Some argue that economic policy across the nations of the world has been politicised. Looking at how national budgets are set, it seems to me that pseudo-science is often co-opted to make the political choices appear workable. At the core is a belief that nations must trade to exist. But we forget at our peril that trade is based on surplus. What would happen if the environment become unable to sustain surpluses? Would trade cease? Would there be another land grab as described in The Scramble for Africa? If the potential for shortages was ever acknowledged, perhaps we’d realise that a carbon based taxation system might run out of the carbon that fuels it. The slogan that There is no Planet B might take on a different complexion.
Thirty goats might trump four hectares as a measure of the land. As the competition for land for food or feed intensifies, surely goats and other animals must be spared the suffering and indignity of their inefficient conversion of plant energy to meat. There will be a transition so pity the poultry knowing that it takes less feed to create a kilogram of chicken than a kilo of beef.
Floors
These are some of the things that occupied my mind today as snow fell outside and we waited to learn if our replacement flooring project met the lockdown criteria for completion now or if our joists would be exposed for several months. Our timing wasn’t ideal, the work repeatedly postponed by Covid, we allowed it start. Despite my sadly pessimistic infection forecasts, the Irish infection rate has exceeded all expectations.
We are all masked, the windows open and we sit in hats and gloves, isolated from each other by floors and employing a rigorous twice-daily cleaning/sanitising routine.
Crush
Earlier, I was modifying some settings on a camera after breakfast when I recalled how I once drove over a lens. It was about ten years ago at the end of a long day driving in the UK. I’d put the car in a narrow parking bay and was unpacking the bags from the boot when someone vacated a bigger parking bay. So I moved my car to save it from the scratches it often occasionally suffered from neighbouring careless car door openers.
The bags had camera and lenses, tripod and other accessories that I’d been using in hilly Wales. I heard a crunch as I reversed in the dark underground car park. I knew immediately that I must have left a lens on the ground when I hurriedly put most everything back in the boot. A couple of the lenses had their own cases and now I ask why lens cases are typically black. But the big question was which lens had I flattened? Could it have been at the cheap end of the range, perhaps the plasticised 50 mm. Or if I was very unlucky, it could have been a prized 70-200 mm acquired after several years of saving.
But no, it was the middle lens. It was a recent birthday present that had been crumpled beyond repair. My very nice new 10-20 mm lens was more flatfish than fisheye. I ordered a new one the next day so that no one would know and I scrimped and saved to secretly pay for it. And belatedly, I bought an extension to my camera insurance policy which I hoped would save me from my future self. I wonder why I keep the insurance just as I wonder why I keep the crushed lens in its case on the shelf behind me.
Motif
I had thought about all of this last month too. The same lens crushing memory came to mind after I drove over someone’s hearing aid.

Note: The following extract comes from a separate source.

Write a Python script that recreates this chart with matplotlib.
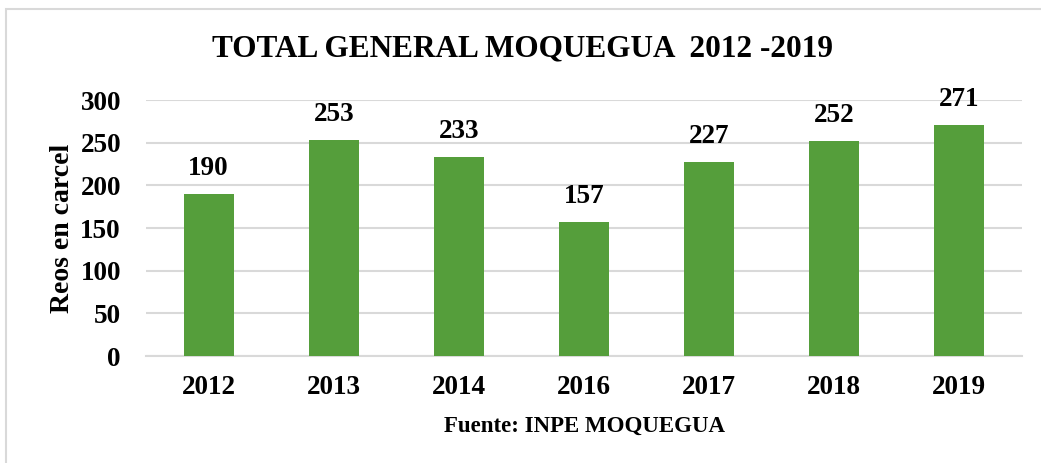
import matplotlib.pyplot as plt
from matplotlib.patches import Rectangle

# ── data ─────────────────────────────────────────────────────────
years = ["2012", "2013", "2014", "2016", "2017", "2018", "2019"]
reos = [190, 253, 233, 157, 227, 252, 271]
y_ticks = [0, 50, 100, 150, 200, 250, 300]

BAR = "#559E3B"
GRID = "#D9D9D9"

plt.rcParams["font.family"] = ["Liberation Serif", "DejaVu Serif"]
plt.rcParams["font.weight"] = "bold"

W, H = 1041, 463
fig = plt.figure(figsize=(W / 100, H / 100), dpi=100)

# chart frame (cropped on right/bottom)
fig.patches.append(Rectangle((6 / W, -0.1), 1.2, 1 - 9 / H + 0.1,
                             transform=fig.transFigure, fill=False,
                             edgecolor=GRID, linewidth=1.5))

ax = fig.add_axes([146 / W, 1 - 356 / H, (1022 - 146) / W, (356 - 100) / H])
x = range(len(years))
ax.bar(x, reos, width=0.4, color=BAR, zorder=3)
for xi, v in zip(x, reos):
    ax.text(xi, v + 15, str(v), ha="center", va="bottom",
            fontsize=19.5, fontweight="bold", clip_on=False)

ax.set_xlim(-0.5, len(years) - 0.5)
ax.set_ylim(0, 300)
ax.set_yticks(y_ticks)
ax.set_xticks(list(x))
ax.set_xticklabels(years)
ax.tick_params(axis="both", length=0, labelsize=19.5)
ax.tick_params(axis="y", pad=18)
ax.tick_params(axis="x", pad=14)
ax.grid(axis="y", color=GRID, linewidth=1.5, zorder=0)
for s in ["top", "right", "left"]:
    ax.spines[s].set_visible(False)
ax.spines["bottom"].set_color(GRID)
ax.spines["bottom"].set_linewidth(1.5)

ax.set_ylabel("Reos en carcel", fontsize=20, fontweight="bold", labelpad=4)

fig.text(523 / W, 1 - 49 / H, "TOTAL GENERAL MOQUEGUA  2012 -2019",
         ha="center", va="center", fontsize=22.5, fontweight="bold")
fig.text(584 / W, 1 - 426 / H, "Fuente: INPE MOQUEGUA",
         ha="center", va="center", fontsize=16.5, fontweight="bold")

fig.savefig("out.png", dpi=100)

Those pandemic masks must be a boon to opticians and audiologists the world over. I’ve certainly dislodged my own spectacles several times while taking a mask off. My glasses have hit the deck more than once. Hearing aids obviously suffer from the same dislodgements. We found the lost hearing aid under the car, imprinted with a concrete motif. The tiny hearing aid had fallen on our driveway and it would have been invisible on the conglomeratic concreted surface. Electronic hearing aids are so small that we guess that it was spared by the deep treads on the relatively new car tyres. The owner was very relieved to report that apart from the new imprints, it remained fully functional.
Caveat emptor: my daily musings may be incomplete and incorrect.